Set exercise =
Leave out all pictures. Return exactly the lines from the top of the material through the line containing "ScatterChart, XAxis, YAxis".

** START OF Given information **

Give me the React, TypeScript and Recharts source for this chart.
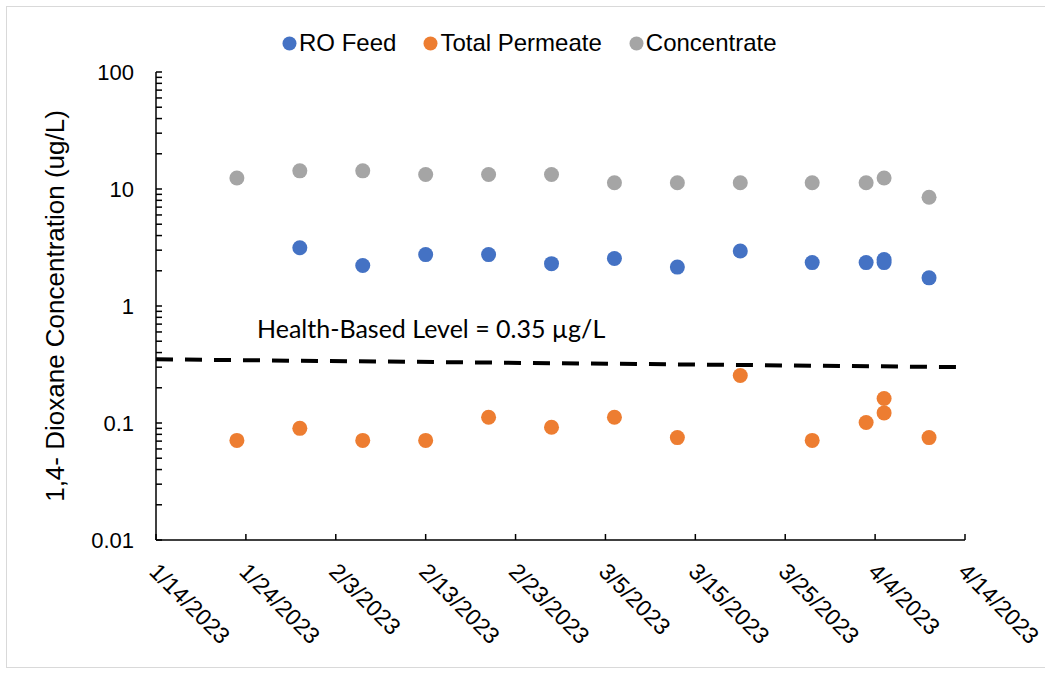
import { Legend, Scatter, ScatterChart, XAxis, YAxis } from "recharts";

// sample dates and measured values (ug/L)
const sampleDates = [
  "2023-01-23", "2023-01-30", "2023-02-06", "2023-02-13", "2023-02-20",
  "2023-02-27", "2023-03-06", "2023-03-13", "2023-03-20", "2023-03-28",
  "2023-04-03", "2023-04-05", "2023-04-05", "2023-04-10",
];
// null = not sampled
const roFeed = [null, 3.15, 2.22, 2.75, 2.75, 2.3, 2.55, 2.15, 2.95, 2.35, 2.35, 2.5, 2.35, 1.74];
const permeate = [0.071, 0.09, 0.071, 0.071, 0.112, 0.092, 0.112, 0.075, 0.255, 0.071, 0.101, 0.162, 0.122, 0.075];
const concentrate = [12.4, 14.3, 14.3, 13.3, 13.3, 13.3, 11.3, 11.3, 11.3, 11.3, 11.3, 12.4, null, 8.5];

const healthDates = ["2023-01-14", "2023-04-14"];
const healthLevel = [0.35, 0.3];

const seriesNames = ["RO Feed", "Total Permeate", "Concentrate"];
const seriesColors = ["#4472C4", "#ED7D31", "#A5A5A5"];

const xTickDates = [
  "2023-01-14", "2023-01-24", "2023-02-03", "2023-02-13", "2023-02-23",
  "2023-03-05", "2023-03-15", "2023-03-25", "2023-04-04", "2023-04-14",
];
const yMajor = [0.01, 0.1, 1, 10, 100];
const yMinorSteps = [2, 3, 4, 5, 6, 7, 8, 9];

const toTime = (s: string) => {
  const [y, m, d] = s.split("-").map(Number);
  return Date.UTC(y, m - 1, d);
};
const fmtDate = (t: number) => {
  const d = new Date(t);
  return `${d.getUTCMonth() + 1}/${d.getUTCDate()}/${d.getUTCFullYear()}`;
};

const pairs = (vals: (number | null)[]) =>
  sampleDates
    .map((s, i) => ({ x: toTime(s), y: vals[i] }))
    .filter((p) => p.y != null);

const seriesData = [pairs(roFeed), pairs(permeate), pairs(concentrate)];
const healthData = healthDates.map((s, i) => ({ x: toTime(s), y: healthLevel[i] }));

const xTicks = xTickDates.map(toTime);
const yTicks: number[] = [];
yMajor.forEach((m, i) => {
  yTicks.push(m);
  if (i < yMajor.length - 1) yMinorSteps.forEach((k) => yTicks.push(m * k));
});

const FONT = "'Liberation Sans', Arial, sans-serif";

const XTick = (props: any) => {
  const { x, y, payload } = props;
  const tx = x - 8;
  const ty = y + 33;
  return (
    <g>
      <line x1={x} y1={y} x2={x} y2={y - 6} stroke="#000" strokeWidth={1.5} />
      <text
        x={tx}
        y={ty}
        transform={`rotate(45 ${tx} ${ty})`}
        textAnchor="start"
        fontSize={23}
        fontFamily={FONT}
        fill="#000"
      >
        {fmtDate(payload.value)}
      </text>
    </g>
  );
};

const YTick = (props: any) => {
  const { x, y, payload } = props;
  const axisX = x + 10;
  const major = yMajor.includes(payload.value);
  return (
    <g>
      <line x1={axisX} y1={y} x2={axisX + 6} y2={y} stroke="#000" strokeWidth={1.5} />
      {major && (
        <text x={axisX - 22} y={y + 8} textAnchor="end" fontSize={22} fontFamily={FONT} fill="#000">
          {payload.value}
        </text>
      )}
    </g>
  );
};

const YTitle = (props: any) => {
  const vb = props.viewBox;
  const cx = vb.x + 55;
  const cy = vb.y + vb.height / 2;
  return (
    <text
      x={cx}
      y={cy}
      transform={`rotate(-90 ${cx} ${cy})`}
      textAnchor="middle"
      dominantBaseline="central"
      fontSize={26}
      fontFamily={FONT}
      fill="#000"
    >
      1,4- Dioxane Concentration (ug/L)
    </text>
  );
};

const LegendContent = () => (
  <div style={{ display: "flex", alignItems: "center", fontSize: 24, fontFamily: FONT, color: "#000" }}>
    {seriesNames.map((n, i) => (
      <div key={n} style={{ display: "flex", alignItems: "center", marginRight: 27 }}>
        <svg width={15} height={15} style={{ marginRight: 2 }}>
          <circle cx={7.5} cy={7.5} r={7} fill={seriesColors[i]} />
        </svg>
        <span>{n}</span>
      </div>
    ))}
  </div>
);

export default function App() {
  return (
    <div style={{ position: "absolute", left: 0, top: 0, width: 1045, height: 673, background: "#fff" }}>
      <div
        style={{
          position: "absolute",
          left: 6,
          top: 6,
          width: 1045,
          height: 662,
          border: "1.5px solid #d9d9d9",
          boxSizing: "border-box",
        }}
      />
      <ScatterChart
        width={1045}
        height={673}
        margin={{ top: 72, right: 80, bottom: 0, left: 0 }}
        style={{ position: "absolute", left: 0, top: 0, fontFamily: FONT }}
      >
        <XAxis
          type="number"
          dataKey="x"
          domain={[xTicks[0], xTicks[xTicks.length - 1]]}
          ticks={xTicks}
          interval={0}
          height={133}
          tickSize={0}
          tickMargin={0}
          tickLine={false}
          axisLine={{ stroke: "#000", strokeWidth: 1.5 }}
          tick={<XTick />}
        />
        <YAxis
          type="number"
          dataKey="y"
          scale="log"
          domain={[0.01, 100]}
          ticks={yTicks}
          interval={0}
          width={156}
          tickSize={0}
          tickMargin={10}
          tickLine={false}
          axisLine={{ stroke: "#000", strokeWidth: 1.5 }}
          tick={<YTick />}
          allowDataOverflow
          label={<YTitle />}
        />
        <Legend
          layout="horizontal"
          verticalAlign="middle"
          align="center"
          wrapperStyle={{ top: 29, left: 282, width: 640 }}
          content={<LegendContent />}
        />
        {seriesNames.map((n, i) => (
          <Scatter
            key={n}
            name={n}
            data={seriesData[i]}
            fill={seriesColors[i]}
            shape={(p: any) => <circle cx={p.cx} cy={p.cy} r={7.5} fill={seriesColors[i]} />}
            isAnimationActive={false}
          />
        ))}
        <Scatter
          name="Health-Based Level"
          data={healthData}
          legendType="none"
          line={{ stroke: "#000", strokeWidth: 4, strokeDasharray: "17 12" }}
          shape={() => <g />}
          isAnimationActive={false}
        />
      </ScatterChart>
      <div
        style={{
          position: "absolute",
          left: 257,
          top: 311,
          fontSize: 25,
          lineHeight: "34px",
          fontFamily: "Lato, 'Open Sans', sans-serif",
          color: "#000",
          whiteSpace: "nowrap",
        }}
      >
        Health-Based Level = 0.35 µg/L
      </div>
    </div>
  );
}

** END OF Given information **

Complete output =
Give me the React, TypeScript and Recharts source for this chart.
import { Legend, Scatter, ScatterChart, XAxis, YAxis } from "recharts";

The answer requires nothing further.